╭─ EXTRACTED DATA

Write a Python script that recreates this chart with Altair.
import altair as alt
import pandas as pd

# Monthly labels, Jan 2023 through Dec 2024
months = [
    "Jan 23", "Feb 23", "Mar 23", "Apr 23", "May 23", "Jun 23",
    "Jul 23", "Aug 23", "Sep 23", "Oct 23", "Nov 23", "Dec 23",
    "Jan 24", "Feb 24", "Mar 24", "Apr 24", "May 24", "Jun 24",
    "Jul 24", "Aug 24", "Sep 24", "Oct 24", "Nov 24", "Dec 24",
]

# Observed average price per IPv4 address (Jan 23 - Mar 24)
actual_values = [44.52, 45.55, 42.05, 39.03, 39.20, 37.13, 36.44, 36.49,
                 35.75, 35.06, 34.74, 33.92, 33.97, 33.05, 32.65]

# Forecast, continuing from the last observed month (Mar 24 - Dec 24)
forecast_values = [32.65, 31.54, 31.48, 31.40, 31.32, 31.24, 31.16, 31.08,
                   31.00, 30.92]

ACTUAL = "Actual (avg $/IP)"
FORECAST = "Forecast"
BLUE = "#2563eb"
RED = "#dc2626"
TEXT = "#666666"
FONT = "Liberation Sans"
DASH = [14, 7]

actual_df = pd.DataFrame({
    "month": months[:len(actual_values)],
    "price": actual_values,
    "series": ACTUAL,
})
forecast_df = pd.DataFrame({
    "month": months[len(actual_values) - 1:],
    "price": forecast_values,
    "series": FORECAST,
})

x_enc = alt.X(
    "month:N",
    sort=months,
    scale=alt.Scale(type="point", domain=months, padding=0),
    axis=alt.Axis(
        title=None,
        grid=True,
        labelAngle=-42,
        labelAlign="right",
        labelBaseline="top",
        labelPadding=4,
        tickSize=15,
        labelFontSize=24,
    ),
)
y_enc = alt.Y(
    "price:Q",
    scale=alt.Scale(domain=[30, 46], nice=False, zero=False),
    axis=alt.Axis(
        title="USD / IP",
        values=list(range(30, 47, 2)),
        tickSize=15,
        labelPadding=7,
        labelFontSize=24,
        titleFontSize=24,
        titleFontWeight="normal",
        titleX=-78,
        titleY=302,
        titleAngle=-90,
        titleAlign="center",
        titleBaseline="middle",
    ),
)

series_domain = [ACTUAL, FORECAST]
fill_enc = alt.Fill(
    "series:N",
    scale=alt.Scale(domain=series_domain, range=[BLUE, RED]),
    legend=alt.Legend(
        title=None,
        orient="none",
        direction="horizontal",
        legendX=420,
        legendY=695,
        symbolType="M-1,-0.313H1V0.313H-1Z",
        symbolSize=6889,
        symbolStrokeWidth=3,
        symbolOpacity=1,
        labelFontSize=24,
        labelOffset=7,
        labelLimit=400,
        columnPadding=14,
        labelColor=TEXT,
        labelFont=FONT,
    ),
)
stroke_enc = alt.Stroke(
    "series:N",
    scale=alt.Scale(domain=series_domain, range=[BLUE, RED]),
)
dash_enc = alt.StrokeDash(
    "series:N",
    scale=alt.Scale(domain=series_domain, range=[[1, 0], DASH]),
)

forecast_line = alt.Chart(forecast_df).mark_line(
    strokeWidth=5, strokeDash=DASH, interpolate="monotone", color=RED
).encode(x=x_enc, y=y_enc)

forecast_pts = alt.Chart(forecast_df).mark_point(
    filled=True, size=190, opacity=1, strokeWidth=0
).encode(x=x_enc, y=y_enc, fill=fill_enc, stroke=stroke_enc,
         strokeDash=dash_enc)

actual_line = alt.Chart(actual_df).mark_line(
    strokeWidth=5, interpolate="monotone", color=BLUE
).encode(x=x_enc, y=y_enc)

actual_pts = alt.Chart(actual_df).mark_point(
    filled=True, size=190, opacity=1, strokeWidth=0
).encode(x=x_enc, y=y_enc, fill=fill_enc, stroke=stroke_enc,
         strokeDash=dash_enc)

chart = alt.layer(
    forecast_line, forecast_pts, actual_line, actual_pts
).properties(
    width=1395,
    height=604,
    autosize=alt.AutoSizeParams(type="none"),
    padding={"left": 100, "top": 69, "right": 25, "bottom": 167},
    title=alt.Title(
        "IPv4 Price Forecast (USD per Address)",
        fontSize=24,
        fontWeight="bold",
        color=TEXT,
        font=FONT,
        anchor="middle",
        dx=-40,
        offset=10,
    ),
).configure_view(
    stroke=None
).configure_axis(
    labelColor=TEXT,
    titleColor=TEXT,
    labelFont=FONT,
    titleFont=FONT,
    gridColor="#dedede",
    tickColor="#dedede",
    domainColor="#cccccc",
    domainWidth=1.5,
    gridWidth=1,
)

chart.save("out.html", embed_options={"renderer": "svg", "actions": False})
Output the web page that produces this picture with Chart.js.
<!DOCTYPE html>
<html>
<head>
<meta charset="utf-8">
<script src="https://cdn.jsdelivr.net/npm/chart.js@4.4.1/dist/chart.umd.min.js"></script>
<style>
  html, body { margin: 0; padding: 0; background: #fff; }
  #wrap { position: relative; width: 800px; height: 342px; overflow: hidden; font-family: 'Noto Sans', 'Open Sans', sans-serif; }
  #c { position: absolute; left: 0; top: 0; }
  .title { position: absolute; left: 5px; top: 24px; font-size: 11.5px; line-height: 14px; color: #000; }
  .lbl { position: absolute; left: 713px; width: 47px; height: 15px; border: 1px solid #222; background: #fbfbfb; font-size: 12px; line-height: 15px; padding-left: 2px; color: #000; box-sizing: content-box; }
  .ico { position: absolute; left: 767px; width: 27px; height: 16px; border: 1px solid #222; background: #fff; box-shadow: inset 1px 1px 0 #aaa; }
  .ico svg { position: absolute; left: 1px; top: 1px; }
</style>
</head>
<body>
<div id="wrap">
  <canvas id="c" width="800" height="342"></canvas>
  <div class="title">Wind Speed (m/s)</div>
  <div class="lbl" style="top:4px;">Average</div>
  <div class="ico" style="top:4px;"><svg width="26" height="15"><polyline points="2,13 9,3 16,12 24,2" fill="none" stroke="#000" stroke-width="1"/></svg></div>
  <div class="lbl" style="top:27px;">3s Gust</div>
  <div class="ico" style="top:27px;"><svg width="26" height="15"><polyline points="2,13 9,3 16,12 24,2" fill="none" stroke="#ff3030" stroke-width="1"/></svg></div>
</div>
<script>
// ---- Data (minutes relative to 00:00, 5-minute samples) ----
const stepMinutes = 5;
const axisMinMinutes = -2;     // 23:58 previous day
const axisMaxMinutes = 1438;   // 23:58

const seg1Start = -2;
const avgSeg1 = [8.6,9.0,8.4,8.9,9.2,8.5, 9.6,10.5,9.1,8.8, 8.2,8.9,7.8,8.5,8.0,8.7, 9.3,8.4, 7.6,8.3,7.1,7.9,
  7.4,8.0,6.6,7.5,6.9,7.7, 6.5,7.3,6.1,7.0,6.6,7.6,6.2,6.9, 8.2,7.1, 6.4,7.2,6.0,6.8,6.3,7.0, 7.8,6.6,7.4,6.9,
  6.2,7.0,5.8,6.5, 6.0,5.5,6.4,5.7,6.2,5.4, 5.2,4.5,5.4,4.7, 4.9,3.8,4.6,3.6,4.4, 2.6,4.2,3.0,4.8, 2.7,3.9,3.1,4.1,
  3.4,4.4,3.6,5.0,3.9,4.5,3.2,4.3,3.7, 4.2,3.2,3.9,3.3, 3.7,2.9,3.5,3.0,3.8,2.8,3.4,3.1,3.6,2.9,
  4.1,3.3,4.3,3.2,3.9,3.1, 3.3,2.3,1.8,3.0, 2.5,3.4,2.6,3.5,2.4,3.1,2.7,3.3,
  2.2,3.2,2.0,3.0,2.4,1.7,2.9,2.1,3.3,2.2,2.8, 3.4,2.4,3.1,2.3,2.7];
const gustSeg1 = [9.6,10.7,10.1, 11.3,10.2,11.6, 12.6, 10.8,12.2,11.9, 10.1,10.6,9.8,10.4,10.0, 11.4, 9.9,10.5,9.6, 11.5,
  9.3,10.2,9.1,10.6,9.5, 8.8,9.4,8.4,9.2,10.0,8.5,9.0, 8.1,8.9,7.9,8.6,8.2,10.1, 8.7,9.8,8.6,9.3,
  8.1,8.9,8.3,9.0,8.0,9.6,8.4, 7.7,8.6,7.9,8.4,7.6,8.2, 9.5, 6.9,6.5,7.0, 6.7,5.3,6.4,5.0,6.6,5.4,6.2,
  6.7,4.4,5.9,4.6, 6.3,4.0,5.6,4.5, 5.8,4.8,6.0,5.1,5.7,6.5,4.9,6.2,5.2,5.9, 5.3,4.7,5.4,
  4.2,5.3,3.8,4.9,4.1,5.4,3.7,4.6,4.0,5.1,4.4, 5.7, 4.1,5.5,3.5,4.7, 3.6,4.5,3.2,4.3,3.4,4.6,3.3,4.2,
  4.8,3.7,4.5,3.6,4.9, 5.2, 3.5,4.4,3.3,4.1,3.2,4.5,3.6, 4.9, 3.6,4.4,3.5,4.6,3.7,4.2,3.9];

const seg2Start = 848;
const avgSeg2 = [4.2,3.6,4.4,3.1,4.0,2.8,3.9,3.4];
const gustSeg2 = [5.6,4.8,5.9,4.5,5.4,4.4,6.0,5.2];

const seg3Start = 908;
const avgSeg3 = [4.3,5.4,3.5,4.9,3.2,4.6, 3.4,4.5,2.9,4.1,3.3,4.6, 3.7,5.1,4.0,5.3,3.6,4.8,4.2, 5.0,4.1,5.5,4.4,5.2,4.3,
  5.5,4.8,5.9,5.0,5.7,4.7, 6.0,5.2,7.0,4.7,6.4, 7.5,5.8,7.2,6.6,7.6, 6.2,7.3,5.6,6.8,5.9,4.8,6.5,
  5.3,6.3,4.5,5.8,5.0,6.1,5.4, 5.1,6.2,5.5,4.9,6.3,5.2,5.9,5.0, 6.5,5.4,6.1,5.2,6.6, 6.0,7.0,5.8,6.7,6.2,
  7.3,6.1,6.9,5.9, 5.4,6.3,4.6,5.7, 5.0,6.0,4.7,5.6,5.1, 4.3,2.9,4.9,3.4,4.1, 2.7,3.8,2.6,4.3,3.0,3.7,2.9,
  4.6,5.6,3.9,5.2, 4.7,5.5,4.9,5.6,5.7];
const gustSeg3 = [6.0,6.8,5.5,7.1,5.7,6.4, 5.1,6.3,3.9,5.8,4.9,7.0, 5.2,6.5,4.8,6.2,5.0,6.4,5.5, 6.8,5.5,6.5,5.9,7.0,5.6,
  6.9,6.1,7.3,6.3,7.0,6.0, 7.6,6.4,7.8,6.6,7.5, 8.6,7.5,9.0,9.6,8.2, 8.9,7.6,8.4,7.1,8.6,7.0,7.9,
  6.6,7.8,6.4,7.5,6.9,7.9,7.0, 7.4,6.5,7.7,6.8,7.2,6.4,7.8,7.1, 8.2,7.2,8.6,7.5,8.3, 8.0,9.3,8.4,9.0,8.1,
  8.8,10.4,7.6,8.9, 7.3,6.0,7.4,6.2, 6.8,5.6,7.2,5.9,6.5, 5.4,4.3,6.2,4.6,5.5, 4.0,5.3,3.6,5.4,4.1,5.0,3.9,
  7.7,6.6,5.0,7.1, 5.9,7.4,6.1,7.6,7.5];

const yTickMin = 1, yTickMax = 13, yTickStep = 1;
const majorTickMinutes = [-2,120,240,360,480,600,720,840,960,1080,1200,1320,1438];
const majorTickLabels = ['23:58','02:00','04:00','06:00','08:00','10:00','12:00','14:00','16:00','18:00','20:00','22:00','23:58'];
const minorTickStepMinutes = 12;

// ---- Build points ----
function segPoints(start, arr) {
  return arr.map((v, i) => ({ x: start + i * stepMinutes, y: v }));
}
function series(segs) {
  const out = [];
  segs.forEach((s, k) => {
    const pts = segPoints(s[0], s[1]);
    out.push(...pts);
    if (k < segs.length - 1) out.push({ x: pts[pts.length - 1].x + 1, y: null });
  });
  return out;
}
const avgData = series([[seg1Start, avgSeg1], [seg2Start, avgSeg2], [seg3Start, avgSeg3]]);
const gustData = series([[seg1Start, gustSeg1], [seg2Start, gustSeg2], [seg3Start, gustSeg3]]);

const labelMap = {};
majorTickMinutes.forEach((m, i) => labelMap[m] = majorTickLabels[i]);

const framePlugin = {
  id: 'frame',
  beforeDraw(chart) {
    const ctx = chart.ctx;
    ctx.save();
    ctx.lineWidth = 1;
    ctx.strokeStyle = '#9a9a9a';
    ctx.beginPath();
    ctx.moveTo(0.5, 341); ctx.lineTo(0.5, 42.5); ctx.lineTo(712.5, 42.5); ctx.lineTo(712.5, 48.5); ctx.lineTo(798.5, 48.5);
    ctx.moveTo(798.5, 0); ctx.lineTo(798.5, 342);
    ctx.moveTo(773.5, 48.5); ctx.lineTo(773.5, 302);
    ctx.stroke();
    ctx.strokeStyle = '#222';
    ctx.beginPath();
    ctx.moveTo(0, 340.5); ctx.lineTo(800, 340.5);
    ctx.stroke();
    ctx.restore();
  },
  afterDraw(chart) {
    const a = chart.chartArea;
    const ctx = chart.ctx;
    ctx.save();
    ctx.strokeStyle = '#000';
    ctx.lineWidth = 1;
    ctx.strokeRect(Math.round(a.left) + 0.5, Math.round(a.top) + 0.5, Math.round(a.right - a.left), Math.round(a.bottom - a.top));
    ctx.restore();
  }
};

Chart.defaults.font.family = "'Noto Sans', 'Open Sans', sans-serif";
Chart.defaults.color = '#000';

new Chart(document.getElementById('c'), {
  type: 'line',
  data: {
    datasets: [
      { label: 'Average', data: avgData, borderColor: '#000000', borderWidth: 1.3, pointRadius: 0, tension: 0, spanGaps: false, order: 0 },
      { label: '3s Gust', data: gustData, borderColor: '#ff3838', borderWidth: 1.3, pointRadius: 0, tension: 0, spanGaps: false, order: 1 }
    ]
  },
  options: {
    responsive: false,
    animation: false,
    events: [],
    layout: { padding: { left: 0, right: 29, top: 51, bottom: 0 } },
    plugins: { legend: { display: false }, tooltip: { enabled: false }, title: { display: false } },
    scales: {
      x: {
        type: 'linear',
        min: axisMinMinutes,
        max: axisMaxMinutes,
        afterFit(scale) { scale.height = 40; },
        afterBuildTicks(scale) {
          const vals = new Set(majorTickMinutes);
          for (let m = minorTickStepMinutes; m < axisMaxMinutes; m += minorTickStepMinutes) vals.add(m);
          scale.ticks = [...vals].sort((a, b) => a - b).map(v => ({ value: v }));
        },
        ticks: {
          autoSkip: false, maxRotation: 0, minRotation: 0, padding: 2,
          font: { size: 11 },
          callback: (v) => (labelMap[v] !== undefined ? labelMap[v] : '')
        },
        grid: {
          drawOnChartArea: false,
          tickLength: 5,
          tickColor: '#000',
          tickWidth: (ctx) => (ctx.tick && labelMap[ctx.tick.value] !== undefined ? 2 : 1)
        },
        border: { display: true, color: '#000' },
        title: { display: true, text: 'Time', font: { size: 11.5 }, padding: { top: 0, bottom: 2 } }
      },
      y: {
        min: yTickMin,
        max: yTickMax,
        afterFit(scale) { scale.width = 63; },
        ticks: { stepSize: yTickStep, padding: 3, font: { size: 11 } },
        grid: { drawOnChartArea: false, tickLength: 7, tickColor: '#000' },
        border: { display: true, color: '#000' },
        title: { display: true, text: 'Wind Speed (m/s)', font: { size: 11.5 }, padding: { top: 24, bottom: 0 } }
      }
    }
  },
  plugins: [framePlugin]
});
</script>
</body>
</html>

╰─

→ **WHAT YOU ARE ASKED TO DO**
Search the listing above for the string "with". Copy every line that contains it.

→ **WRITTEN ANSWER**
Write a Python script that recreates this chart with Altair.
Output the web page that produces this picture with Chart.js.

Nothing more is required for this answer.